**** Source material ****

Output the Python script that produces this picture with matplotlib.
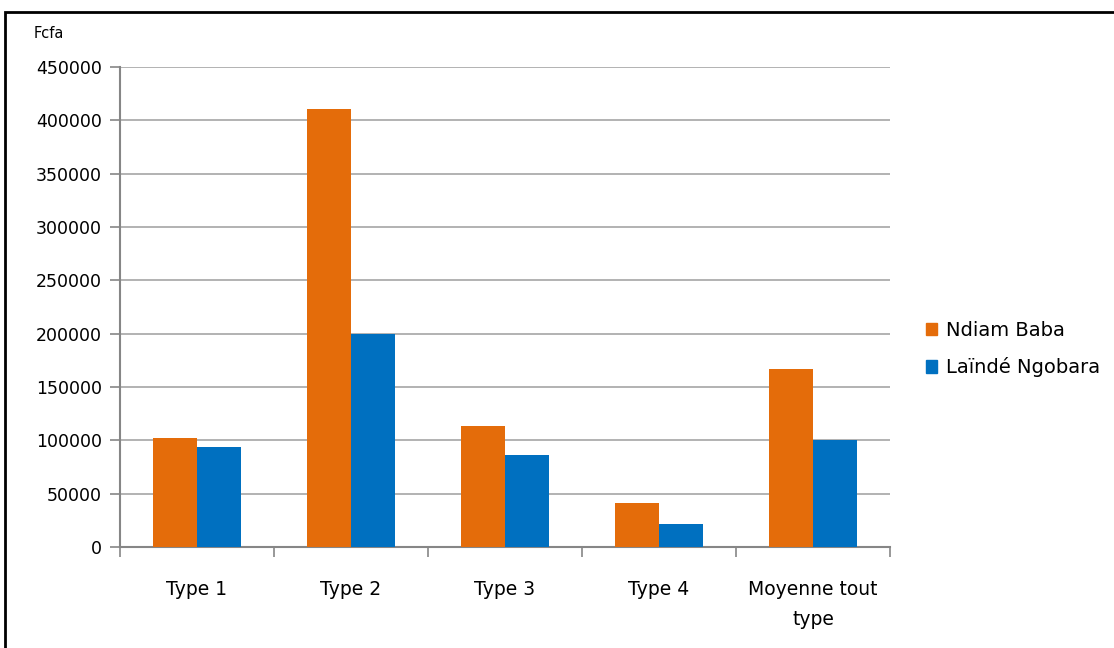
import matplotlib
matplotlib.use("Agg")
import matplotlib.pyplot as plt
import matplotlib.patches as mpatches
import numpy as np

# data
categories = ["Type 1", "Type 2", "Type 3", "Type 4", "Moyenne tout\ntype"]
ndiam_baba = [102000, 411000, 113000, 41000, 167000]
lainde_ngobara = [94000, 200000, 86000, 22000, 100000]
series_names = ["Ndiam Baba", "Laïndé Ngobara"]

colors = {"Ndiam Baba": "#E46C0A", "Laïndé Ngobara": "#0070C0"}

plt.rcParams['font.family'] = ['DejaVu Sans']

W, H = 1114, 648
fig = plt.figure(figsize=(W / 100, H / 100), dpi=100)
ax = fig.add_axes([120 / W, 1 - 547 / H, 770 / W, 480 / H])

x = np.arange(len(categories))
bw = 1 / 3.5   # excel gap width 150%
ax.bar(x - bw / 2, ndiam_baba, bw, color=colors["Ndiam Baba"], label="Ndiam Baba", zorder=3)
ax.bar(x + bw / 2, lainde_ngobara, bw, color=colors["Laïndé Ngobara"], label="Laïndé Ngobara", zorder=3)

ax.set_xlim(-0.5, len(categories) - 0.5)
ax.set_ylim(0, 450000)
ax.set_yticks(np.arange(0, 450001, 50000))
ax.yaxis.grid(True, color="#A6A6A6", linewidth=1.2, zorder=0)

# category boundaries as major ticks, labels on minor ticks
ax.set_xticks(np.arange(-0.5, len(categories), 1.0))
ax.set_xticklabels([])
ax.set_xticks(x, minor=True)
ax.set_xticklabels(categories, minor=True, fontsize=13.5, linespacing=1.7)
ax.tick_params(axis="x", which="minor", length=0, pad=24)
ax.tick_params(axis="x", which="major", length=7, color="#868686", width=1.2)
ax.tick_params(axis="y", length=7, color="#868686", width=1.2, labelsize=12.5, pad=6)

for s in ["top", "right"]:
    ax.spines[s].set_visible(False)
for s in ["left", "bottom"]:
    ax.spines[s].set_color("#868686")
    ax.spines[s].set_linewidth(1.5)

fig.text(34 / W, 1 - 33 / H, "Fcfa", fontsize=10.5, va="center", ha="left")

handles = [mpatches.Patch(color=colors[n], label=n) for n in series_names]
fig.legend(handles=handles, loc="center left", bbox_to_anchor=(908 / W, 1 - 349 / H),
           frameon=False, fontsize=14, handlelength=0.6, handleheight=0.6,
           handletextpad=0.45, labelspacing=0.9)

# outer frame
fig.add_artist(mpatches.Rectangle((5 / W, -0.05), 1.2, 1 - 12 / H + 0.05,
                                  transform=fig.transFigure, fill=False,
                                  edgecolor="black", linewidth=2))

fig.savefig("out.png", dpi=100)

****

## Exercise description
Pictures stay out. Repeat only the lines from the beginning of the data through the line that has "plt.rcParams['font.family'] = ['DejaVu Sans']".

## Final result
Output the Python script that produces this picture with matplotlib.
import matplotlib
matplotlib.use("Agg")
import matplotlib.pyplot as plt
import matplotlib.patches as mpatches
import numpy as np

# data
categories = ["Type 1", "Type 2", "Type 3", "Type 4", "Moyenne tout\ntype"]
ndiam_baba = [102000, 411000, 113000, 41000, 167000]
lainde_ngobara = [94000, 200000, 86000, 22000, 100000]
series_names = ["Ndiam Baba", "Laïndé Ngobara"]

colors = {"Ndiam Baba": "#E46C0A", "Laïndé Ngobara": "#0070C0"}

plt.rcParams['font.family'] = ['DejaVu Sans']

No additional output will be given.